Projeto sobre terceirização afronta Convenção dos Direitos das Pessoas com Deficiência
Por Lisyane Motta*
A terceirização proposta no PL 4330/2004, que passou pela Câmara Federal e está em apreciação no Senado, além de afrontar a Convenção dos Direitos das Pessoas com Deficiência da ONU, adotada pelo Brasil, é inconstitucional.
De acordo com o ordenamento jurídico trabalhista brasileiro, o gozo e o exercício de direitos pelos trabalhadores e o cumprimento de inúmeros deveres da empresa são condicionados ao cálculo do número de empregados que ela possui. Dependem, por exemplo, do número de trabalhadores: a constituição das Comissões Internas de Prevenção de Acidentes de Trabalho (CIPAS), o Serviço Especializado em Segurança e Medicina do Trabalho (SESMTS), a obrigatoriedade da exibição do controle de frequência à fiscalização, a aprendizagem profissional e até mesmo a chamada Lei de Cotas (Lei 8.213/1991), para a inclusão das pessoas com deficiência e reabilitados no mercado de trabalho.
A aprovação da terceirização importará no esfacelamento do número de empregados das empresas, ocasionando a perda de unidade do poder de barganha e da força dos trabalhadores. A fragmentação de categorias de trabalhadores e de sua representação sindical trará evidentes prejuízos aos resultados das negociações coletivas, com a consequente perda do poder aquisitivo dos salários, imposição de jornadas mais longas, maiores riscos de acidentes, menor responsabilização das empresas, menos fiscalização, maior lesão ao meio ambiente, além do aumento das inúmeras espécies de discriminação, assédio moral, revistas vexatórias e toda a sorte de mazelas, das quais os trabalhadores terceirizados são as maiores vítimas.
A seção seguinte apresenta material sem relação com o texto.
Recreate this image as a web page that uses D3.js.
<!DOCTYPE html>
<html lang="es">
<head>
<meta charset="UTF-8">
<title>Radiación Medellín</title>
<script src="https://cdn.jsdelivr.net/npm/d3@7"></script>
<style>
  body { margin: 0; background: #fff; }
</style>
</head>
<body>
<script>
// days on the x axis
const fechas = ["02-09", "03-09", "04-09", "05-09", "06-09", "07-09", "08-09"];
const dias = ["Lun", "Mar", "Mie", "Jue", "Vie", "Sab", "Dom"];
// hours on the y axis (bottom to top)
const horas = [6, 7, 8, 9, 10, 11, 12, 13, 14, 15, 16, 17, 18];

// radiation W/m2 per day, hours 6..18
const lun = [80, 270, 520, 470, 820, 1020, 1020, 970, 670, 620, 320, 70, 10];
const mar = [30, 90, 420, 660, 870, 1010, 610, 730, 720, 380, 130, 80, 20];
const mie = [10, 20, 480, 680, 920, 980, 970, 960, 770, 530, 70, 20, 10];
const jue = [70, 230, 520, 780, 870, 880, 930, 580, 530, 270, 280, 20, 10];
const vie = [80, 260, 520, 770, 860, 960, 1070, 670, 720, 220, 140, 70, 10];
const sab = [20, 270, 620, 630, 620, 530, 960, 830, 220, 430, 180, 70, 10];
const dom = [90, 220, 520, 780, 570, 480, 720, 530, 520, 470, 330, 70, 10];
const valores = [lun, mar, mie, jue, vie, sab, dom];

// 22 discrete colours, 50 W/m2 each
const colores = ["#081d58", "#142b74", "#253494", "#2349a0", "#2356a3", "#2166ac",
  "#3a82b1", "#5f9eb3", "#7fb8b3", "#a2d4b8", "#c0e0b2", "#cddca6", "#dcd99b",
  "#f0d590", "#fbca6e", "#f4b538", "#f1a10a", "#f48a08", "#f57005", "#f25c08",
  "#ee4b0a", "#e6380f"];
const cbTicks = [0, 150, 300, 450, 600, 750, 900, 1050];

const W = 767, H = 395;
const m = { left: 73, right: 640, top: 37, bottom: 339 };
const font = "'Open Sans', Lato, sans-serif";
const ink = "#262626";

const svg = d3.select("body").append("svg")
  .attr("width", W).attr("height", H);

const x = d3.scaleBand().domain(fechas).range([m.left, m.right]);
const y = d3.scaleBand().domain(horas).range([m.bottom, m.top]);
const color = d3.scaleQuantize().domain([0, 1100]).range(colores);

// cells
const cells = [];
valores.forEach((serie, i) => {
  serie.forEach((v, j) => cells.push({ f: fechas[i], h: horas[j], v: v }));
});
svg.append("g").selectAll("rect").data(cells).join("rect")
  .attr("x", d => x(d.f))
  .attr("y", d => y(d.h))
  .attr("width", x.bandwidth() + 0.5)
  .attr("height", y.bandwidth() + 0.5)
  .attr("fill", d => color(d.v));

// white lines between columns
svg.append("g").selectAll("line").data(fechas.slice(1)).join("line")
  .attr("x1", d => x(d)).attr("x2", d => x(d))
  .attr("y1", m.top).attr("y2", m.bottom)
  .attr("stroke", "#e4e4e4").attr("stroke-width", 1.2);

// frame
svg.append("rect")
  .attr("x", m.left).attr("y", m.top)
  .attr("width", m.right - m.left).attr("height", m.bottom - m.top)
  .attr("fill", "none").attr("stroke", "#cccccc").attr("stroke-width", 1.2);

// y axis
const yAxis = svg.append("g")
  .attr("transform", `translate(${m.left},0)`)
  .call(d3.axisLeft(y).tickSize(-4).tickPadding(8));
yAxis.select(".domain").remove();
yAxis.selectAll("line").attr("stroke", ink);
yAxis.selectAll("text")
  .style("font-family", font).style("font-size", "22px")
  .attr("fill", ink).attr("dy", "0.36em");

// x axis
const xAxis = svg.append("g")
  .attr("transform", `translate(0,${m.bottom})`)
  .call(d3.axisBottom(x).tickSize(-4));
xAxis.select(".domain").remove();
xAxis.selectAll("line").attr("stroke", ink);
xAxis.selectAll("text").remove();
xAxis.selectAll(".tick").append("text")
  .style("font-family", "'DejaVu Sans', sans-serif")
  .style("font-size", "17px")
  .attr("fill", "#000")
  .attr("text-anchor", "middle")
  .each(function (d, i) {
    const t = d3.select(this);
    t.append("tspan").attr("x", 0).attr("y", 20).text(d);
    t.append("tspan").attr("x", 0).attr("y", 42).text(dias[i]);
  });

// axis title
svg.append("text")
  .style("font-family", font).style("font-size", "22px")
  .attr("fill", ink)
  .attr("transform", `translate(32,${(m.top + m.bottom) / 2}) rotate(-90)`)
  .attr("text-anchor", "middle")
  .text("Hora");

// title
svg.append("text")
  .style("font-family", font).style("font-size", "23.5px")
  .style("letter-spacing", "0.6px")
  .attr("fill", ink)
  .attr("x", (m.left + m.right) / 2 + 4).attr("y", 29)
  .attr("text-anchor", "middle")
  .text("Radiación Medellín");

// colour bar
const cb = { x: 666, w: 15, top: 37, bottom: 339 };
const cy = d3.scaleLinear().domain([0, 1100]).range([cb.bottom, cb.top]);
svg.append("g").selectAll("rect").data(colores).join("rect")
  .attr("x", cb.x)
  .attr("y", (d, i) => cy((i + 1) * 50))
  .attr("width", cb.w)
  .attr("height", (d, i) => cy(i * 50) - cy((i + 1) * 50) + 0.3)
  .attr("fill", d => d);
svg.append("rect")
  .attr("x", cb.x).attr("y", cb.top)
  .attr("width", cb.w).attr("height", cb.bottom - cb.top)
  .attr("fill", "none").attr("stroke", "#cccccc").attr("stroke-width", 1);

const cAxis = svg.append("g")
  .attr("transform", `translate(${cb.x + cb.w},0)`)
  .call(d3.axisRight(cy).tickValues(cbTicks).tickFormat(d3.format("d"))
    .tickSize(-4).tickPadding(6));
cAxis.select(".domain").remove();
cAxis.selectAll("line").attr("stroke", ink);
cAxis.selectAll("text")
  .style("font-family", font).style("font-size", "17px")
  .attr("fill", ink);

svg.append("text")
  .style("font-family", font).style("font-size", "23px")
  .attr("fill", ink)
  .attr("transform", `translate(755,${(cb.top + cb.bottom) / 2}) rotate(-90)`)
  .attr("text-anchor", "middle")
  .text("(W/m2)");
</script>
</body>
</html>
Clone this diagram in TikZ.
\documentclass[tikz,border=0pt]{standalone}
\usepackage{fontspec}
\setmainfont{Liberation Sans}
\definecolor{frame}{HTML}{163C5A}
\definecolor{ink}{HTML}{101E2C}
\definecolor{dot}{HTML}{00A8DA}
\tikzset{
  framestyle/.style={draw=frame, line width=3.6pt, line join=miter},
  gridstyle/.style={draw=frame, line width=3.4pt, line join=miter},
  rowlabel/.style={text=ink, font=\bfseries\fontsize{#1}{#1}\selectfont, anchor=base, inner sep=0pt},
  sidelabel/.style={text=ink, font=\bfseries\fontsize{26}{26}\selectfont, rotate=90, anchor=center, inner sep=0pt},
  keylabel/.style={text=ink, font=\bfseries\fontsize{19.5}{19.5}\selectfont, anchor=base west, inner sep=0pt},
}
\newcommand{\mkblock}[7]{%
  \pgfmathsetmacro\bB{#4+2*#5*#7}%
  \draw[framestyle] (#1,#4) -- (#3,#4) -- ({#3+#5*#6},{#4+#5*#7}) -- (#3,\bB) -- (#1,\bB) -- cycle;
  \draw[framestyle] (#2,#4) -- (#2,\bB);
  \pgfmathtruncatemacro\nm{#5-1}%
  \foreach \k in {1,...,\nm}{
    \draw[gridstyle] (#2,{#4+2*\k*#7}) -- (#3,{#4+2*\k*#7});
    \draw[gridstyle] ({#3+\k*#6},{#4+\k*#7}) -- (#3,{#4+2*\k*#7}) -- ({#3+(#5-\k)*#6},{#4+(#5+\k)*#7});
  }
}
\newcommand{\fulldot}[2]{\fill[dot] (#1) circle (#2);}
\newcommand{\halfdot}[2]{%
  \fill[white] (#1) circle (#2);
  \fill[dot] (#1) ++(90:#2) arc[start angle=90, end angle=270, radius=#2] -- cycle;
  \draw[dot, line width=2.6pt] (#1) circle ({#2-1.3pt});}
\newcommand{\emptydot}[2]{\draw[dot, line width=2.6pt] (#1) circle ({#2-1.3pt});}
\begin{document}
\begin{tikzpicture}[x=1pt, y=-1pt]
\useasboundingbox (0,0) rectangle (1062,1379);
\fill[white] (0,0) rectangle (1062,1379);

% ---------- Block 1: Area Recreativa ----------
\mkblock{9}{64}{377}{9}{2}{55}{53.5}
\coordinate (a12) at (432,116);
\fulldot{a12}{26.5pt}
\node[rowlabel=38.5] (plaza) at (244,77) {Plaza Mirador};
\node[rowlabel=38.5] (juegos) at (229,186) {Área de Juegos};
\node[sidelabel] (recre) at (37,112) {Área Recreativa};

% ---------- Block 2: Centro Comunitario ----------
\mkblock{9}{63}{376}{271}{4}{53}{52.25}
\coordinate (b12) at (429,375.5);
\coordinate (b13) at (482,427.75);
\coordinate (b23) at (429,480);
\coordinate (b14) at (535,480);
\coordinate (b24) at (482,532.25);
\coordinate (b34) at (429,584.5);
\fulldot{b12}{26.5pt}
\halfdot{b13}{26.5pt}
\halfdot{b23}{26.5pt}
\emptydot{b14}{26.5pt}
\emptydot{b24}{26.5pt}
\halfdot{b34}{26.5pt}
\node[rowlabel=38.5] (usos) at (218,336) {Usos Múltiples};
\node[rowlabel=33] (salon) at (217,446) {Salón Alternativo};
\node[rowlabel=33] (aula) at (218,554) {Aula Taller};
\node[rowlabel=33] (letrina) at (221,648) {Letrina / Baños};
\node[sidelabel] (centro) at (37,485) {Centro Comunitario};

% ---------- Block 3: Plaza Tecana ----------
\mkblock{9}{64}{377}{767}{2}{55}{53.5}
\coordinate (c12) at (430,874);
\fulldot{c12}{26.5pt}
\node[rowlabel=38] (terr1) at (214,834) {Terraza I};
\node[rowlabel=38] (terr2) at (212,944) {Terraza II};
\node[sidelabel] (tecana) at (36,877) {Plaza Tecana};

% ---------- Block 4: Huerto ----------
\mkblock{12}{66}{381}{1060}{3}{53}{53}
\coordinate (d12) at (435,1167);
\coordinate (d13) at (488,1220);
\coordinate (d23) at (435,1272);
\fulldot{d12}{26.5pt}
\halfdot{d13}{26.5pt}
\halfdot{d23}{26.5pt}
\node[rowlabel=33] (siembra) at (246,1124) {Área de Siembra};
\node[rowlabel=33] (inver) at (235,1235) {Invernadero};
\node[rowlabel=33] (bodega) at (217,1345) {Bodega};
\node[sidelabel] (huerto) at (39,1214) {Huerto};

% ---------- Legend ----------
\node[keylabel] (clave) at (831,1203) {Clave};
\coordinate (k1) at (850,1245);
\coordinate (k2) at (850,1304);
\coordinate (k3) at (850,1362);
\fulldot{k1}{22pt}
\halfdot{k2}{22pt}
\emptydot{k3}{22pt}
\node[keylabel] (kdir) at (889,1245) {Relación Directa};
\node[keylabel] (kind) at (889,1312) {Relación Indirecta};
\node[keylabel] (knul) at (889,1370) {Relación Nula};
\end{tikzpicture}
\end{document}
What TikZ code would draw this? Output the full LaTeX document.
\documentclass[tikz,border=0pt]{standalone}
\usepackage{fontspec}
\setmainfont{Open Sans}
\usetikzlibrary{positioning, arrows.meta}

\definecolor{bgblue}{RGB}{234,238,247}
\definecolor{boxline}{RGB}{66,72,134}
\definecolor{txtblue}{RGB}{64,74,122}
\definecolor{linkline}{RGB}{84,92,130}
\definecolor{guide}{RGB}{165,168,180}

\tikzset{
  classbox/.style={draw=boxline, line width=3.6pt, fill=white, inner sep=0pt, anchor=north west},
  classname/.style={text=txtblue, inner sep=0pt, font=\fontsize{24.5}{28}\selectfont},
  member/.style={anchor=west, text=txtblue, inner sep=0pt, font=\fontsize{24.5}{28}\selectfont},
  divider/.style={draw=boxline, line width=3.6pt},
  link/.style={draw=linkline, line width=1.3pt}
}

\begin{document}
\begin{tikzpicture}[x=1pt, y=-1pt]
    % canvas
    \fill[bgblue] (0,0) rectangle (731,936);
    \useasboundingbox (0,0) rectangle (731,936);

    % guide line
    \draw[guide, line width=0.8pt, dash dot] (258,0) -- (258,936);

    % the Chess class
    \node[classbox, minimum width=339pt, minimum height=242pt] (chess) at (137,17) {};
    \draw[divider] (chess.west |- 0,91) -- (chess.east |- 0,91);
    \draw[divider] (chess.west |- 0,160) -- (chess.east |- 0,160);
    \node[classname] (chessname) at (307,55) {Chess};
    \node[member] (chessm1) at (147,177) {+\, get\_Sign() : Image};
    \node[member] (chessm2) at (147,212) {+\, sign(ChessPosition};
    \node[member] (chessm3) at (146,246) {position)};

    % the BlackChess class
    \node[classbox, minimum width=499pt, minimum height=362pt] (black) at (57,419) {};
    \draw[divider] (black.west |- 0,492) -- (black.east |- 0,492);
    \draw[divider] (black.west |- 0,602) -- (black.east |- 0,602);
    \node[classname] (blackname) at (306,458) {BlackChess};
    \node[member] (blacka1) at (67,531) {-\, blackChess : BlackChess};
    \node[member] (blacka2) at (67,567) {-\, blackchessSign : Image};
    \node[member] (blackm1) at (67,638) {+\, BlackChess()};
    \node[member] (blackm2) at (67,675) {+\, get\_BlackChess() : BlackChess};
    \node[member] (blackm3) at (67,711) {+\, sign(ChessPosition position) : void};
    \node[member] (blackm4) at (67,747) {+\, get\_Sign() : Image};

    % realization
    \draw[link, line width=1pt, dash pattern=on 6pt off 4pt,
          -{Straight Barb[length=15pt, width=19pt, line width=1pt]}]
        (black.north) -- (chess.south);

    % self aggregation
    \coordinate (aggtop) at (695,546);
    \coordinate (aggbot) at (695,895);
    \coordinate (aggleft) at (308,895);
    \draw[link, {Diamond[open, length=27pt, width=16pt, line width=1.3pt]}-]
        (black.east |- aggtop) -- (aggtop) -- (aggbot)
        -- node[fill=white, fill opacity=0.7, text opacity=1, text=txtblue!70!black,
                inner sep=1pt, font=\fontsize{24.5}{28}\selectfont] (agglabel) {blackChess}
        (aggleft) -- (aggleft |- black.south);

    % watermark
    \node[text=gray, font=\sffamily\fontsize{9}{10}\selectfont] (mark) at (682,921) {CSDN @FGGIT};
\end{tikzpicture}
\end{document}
Dentro da “caixa de maldades” trazida ao mundo do trabalho pelo PL da terceirização, uma das mais perversas será a alteração da base de cálculo do número real de trabalhadores da empresa na eficácia e cumprimento da Lei de Cotas.
A Lei 8.213/1991 - política afirmativa para a inclusão das pessoas com deficiência e reabilitados - se baseia no cálculo do número total de empregados para a incidência de percentuais que variam de 2% a 5% sobre esse total, destinados a pessoas com deficiência.
Com a liberação da ampla terceirização, é possível prever como as empresas poderão facilmente fraudar as cotas legais e trazer um retrocesso incalculável para as ações de inclusão de pessoas com deficiência e reabilitados no mercado de trabalho.
O PL 4330 é tão nefasto que, além de atingir a formação profissional dos jovens brasileiros - em se tratando da aprendizagem profissional de pessoas com deficiência - atingirá todos os trabalhadores com deficiência, tanto jovens quanto adultos, pois não existe para esses trabalhadores a limitação de idade para a aprendizagem.
A norma que regulamenta a aprendizagem impõe que as empresas propiciem aprendizagem profissional (5% a 15%) sobre os trabalhadores cujas profissões exigem formação prévia. Com a terceirização, a alteração da base de cálculo implicará no desaparecimento ou diminuição de sua incidência e esvaziará as escolas do chamado Sistema “S” (SENAI, SENAC, SENAR, SENAT, SESCOOP). Finalmente, é preciso salientar que a Convenção dos Direitos das Pessoas com Deficiência da ONU foi firmada no Brasil com o quórum previsto na Emenda Constitucional 45 que lhe conferiu o status de norma constitucional.
A Convenção prevê ações afirmativas para a inclusão de pessoas com deficiência no trabalho. Conforme prevê o artigo 27, “os Estados Partes reconhecem o direito das pessoas com deficiência ao trabalho, em igualdade de oportunidades com as demais pessoas”. De acordo com o texto, isso abrange o direito à oportunidade de se manter com um trabalho de sua livre escolha ou aceitação no mercado laboral, adotando medidas apropriadas, incluídas na legislação. Com isso, a norma internacional busca, entre outras coisas, “promover o emprego de pessoas com deficiência no setor privado, mediante políticas e medidas apropriadas, que poderão incluir programas de ação afirmativa, incentivos e outras medidas”. Uma norma infraconstitucional que contrarie a Convenção da ONU, como ocorre com a terceirização trazida pelo PL 4330/2004, padece de vício de inconstitucionalidade e, como tal, merecerá ser tratada.
*Lisyane Motta é procuradora do trabalho no Rio de Janeiro e coordenadora nacional de Promoção de Igualdade de Oportunidades e Eliminação da Discriminação no Trabalho do Ministério Público do Trabalho (Coordigualdade).